The present invention provides for different modes of operation in order to control and/or vary harmonic change over an entire transient period of a tone. In accomplishing this, the present invention provides for either a fixed variation by shortening the interpolation portion of the transient period by providing fixed length interpolation for that shortened period. Further, the present invention provides for a non-linear harmonic sequence over the entire transient period by use of a memory device programmed in accordance with the type of effect sought to be achieved by the organ designer.

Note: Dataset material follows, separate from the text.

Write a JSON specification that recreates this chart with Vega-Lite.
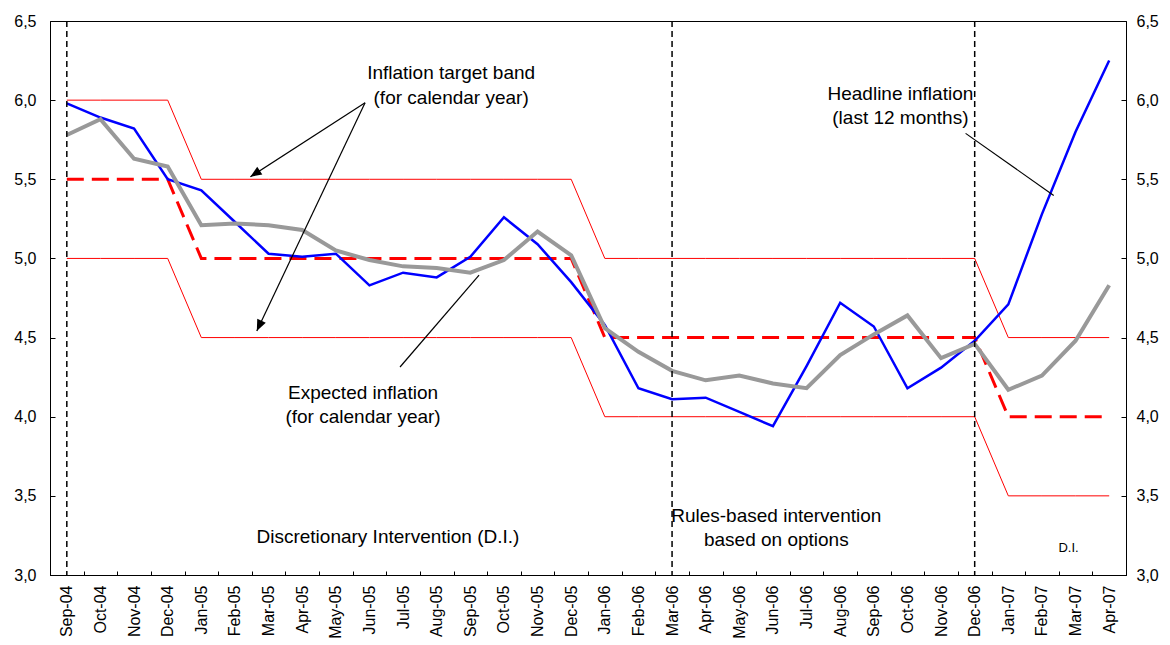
{
  "$schema": "https://vega.github.io/schema/vega-lite/v6.json",
  "width": 1076,
  "height": 554,
  "autosize": {"type": "none"},
  "padding": {"left": 50, "top": 21, "right": 44, "bottom": 70},
  "background": "white",
  "config": {
    "view": {"stroke": "black", "strokeWidth": 1},
    "font": "Liberation Sans",
    "axis": {"domainColor": "black", "tickColor": "black", "labelColor": "black", "grid": false, "labelFont": "Liberation Sans"}
  },
  "datasets": {
    "monthly": [
      {"month": "Sep-04", "headline": 5.98, "expected": 5.78, "upper": 6.0, "lower": 5.0, "target": 5.5},
      {"month": "Oct-04", "headline": 5.89, "expected": 5.88, "upper": 6.0, "lower": 5.0, "target": 5.5},
      {"month": "Nov-04", "headline": 5.82, "expected": 5.63, "upper": 6.0, "lower": 5.0, "target": 5.5},
      {"month": "Dec-04", "headline": 5.50, "expected": 5.58, "upper": 6.0, "lower": 5.0, "target": 5.5},
      {"month": "Jan-05", "headline": 5.43, "expected": 5.21, "upper": 5.5, "lower": 4.5, "target": 5.0},
      {"month": "Feb-05", "headline": 5.23, "expected": 5.22, "upper": 5.5, "lower": 4.5, "target": 5.0},
      {"month": "Mar-05", "headline": 5.03, "expected": 5.21, "upper": 5.5, "lower": 4.5, "target": 5.0},
      {"month": "Apr-05", "headline": 5.01, "expected": 5.18, "upper": 5.5, "lower": 4.5, "target": 5.0},
      {"month": "May-05", "headline": 5.03, "expected": 5.05, "upper": 5.5, "lower": 4.5, "target": 5.0},
      {"month": "Jun-05", "headline": 4.83, "expected": 4.99, "upper": 5.5, "lower": 4.5, "target": 5.0},
      {"month": "Jul-05", "headline": 4.91, "expected": 4.95, "upper": 5.5, "lower": 4.5, "target": 5.0},
      {"month": "Aug-05", "headline": 4.88, "expected": 4.94, "upper": 5.5, "lower": 4.5, "target": 5.0},
      {"month": "Sep-05", "headline": 5.01, "expected": 4.91, "upper": 5.5, "lower": 4.5, "target": 5.0},
      {"month": "Oct-05", "headline": 5.26, "expected": 4.99, "upper": 5.5, "lower": 4.5, "target": 5.0},
      {"month": "Nov-05", "headline": 5.09, "expected": 5.17, "upper": 5.5, "lower": 4.5, "target": 5.0},
      {"month": "Dec-05", "headline": 4.85, "expected": 5.02, "upper": 5.5, "lower": 4.5, "target": 5.0},
      {"month": "Jan-06", "headline": 4.58, "expected": 4.56, "upper": 5.0, "lower": 4.0, "target": 4.5},
      {"month": "Feb-06", "headline": 4.18, "expected": 4.41, "upper": 5.0, "lower": 4.0, "target": 4.5},
      {"month": "Mar-06", "headline": 4.11, "expected": 4.29, "upper": 5.0, "lower": 4.0, "target": 4.5},
      {"month": "Apr-06", "headline": 4.12, "expected": 4.23, "upper": 5.0, "lower": 4.0, "target": 4.5},
      {"month": "May-06", "headline": 4.03, "expected": 4.26, "upper": 5.0, "lower": 4.0, "target": 4.5},
      {"month": "Jun-06", "headline": 3.94, "expected": 4.21, "upper": 5.0, "lower": 4.0, "target": 4.5},
      {"month": "Jul-06", "headline": 4.32, "expected": 4.18, "upper": 5.0, "lower": 4.0, "target": 4.5},
      {"month": "Aug-06", "headline": 4.72, "expected": 4.39, "upper": 5.0, "lower": 4.0, "target": 4.5},
      {"month": "Sep-06", "headline": 4.57, "expected": 4.52, "upper": 5.0, "lower": 4.0, "target": 4.5},
      {"month": "Oct-06", "headline": 4.18, "expected": 4.64, "upper": 5.0, "lower": 4.0, "target": 4.5},
      {"month": "Nov-06", "headline": 4.31, "expected": 4.37, "upper": 5.0, "lower": 4.0, "target": 4.5},
      {"month": "Dec-06", "headline": 4.48, "expected": 4.46, "upper": 5.0, "lower": 4.0, "target": 4.5},
      {"month": "Jan-07", "headline": 4.71, "expected": 4.17, "upper": 4.5, "lower": 3.5, "target": 4.0},
      {"month": "Feb-07", "headline": 5.28, "expected": 4.26, "upper": 4.5, "lower": 3.5, "target": 4.0},
      {"month": "Mar-07", "headline": 5.80, "expected": 4.48, "upper": 4.5, "lower": 3.5, "target": 4.0},
      {"month": "Apr-07", "headline": 6.25, "expected": 4.83, "upper": 4.5, "lower": 3.5, "target": 4.0}
    ],
    "vlines": [{"idx": 0}, {"idx": 18}, {"idx": 27}],
    "labels": [
      {"x": 11.43, "y": 6.17, "text": "Inflation target band"},
      {"x": 11.43, "y": 6.015, "text": "(for calendar year)"},
      {"x": 24.79, "y": 6.04, "text": "Headline inflation"},
      {"x": 24.79, "y": 5.887, "text": "(last 12 months)"},
      {"x": 8.81, "y": 4.15, "text": "Expected inflation"},
      {"x": 8.81, "y": 3.998, "text": "(for calendar year)"},
      {"x": 9.55, "y": 3.24, "text": "Discretionary Intervention (D.I.)"},
      {"x": 21.1, "y": 3.373, "text": "Rules-based intervention"},
      {"x": 21.1, "y": 3.221, "text": "based on options"}
    ],
    "small": [{"x": 29.79, "y": 3.171, "text": "D.I."}],
    "leaders": [
      {"id": "a1", "k": 0, "x": 8.87, "y": 5.984},
      {"id": "a1", "k": 1, "x": 5.46, "y": 5.516},
      {"id": "a2", "k": 0, "x": 8.87, "y": 5.984},
      {"id": "a2", "k": 1, "x": 5.65, "y": 4.542},
      {"id": "e", "k": 0, "x": 12.26, "y": 4.895},
      {"id": "e", "k": 1, "x": 9.91, "y": 4.314},
      {"id": "h", "k": 0, "x": 26.73, "y": 5.79},
      {"id": "h", "k": 1, "x": 29.35, "y": 5.398}
    ],
    "heads": [
      {"id": "a1", "x": 5.46, "y": 5.516},
      {"id": "a2", "x": 5.65, "y": 4.542}
    ]
  },
  "layer": [
    {
      "data": {"name": "monthly"},
      "encoding": {
        "x": {
          "field": "month", "type": "ordinal",
          "scale": {"type": "band", "paddingInner": 0, "paddingOuter": 0,
            "domain": ["Sep-04","Oct-04","Nov-04","Dec-04","Jan-05","Feb-05","Mar-05","Apr-05","May-05","Jun-05","Jul-05","Aug-05","Sep-05","Oct-05","Nov-05","Dec-05","Jan-06","Feb-06","Mar-06","Apr-06","May-06","Jun-06","Jul-06","Aug-06","Sep-06","Oct-06","Nov-06","Dec-06","Jan-07","Feb-07","Mar-07","Apr-07"]},
          "axis": {"title": null, "labelAngle": -90, "labelFontSize": 16, "tickBand": "extent", "tickSize": -4, "labelPadding": 14, "domainWidth": 1}
        }
      },
      "layer": [
        {
          "mark": {"type": "line", "color": "#ff0000", "strokeWidth": 1},
          "encoding": {"y": {"field": "upper", "type": "quantitative", "scale": {"domain": [3, 6.5], "nice": false, "zero": false},
            "axis": {"title": null, "values": [3, 3.5, 4, 4.5, 5, 5.5, 6, 6.5], "format": ".1f", "labelExpr": "replace(datum.label, '.', ',')", "labelFontSize": 16, "tickSize": -5, "labelPadding": 19}}}
        },
        {
          "mark": {"type": "line", "color": "#ff0000", "strokeWidth": 1},
          "encoding": {"y": {"field": "lower", "type": "quantitative"}}
        },
        {
          "mark": {"type": "line", "color": "#ff0000", "strokeWidth": 3, "strokeDash": [17, 8]},
          "encoding": {"y": {"field": "target", "type": "quantitative"}}
        },
        {
          "mark": {"type": "line", "color": "#0000ff", "strokeWidth": 2.5},
          "encoding": {"y": {"field": "headline", "type": "quantitative"}}
        },
        {
          "mark": {"type": "line", "color": "#999999", "strokeWidth": 4},
          "encoding": {"y": {"field": "expected", "type": "quantitative"}}
        }
      ]
    },
    {
      "layer": [
        {
          "data": {"name": "vlines"},
          "mark": {"type": "rule", "color": "black", "strokeWidth": 1.5, "strokeDash": [6, 4]},
          "encoding": {"x": {"field": "idx", "type": "quantitative", "scale": {"domain": [-0.5, 31.5], "nice": false, "zero": false}, "axis": null}}
        },
        {
          "data": {"name": "leaders"},
          "mark": {"type": "line", "color": "black", "strokeWidth": 1.2},
          "encoding": {
            "x": {"field": "x", "type": "quantitative"},
            "y": {"field": "y", "type": "quantitative", "axis": null},
            "detail": {"field": "id"},
            "order": {"field": "k"}
          }
        },
        {
          "data": {"name": "heads"},
          "transform": [{"filter": "datum.id == 'a1'"}],
          "mark": {"type": "point", "shape": "M0,0L-0.42,1L0.42,1Z", "filled": true, "color": "black", "opacity": 1, "size": 500, "angle": 237},
          "encoding": {"x": {"field": "x", "type": "quantitative"}, "y": {"field": "y", "type": "quantitative", "axis": null}}
        },
        {
          "data": {"name": "heads"},
          "transform": [{"filter": "datum.id == 'a2'"}],
          "mark": {"type": "point", "shape": "M0,0L-0.42,1L0.42,1Z", "filled": true, "color": "black", "opacity": 1, "size": 500, "angle": 205},
          "encoding": {"x": {"field": "x", "type": "quantitative"}, "y": {"field": "y", "type": "quantitative", "axis": null}}
        },
        {
          "data": {"name": "labels"},
          "mark": {"type": "text", "font": "Liberation Sans", "fontSize": 19, "color": "black", "align": "center", "baseline": "middle"},
          "encoding": {"x": {"field": "x", "type": "quantitative"}, "y": {"field": "y", "type": "quantitative", "axis": null}, "text": {"field": "text"}}
        },
        {
          "data": {"name": "small"},
          "mark": {"type": "text", "font": "Liberation Sans", "fontSize": 13, "color": "black", "align": "center", "baseline": "middle"},
          "encoding": {"x": {"field": "x", "type": "quantitative"}, "y": {"field": "y", "type": "quantitative", "axis": null}, "text": {"field": "text"}}
        }
      ]
    },
    {
      "data": {"name": "monthly"},
      "mark": {"type": "point", "opacity": 0},
      "encoding": {
        "y": {"field": "upper", "type": "quantitative",
          "axis": {"orient": "right", "title": null, "values": [3, 3.5, 4, 4.5, 5, 5.5, 6, 6.5], "format": ".1f", "labelExpr": "replace(datum.label, '.', ',')", "labelFontSize": 16, "tickSize": -5, "labelPadding": 15}}
      }
    }
  ],
  "resolve": {"scale": {"x": "independent"}, "axis": {"y": "independent"}}
}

Thus, the present invention provides a means for varying or tailoring the rate of harmonic change over the entire transient period to achieve a more realistic effect as the resulting tone varies during the transient period.
The present invention may be embodied in other specific forms without departing from the spirit or essential attributes thereof and, accordingly, reference should be made to the appended claims, rather than to the foregoing specification as indicating the scope of the invention.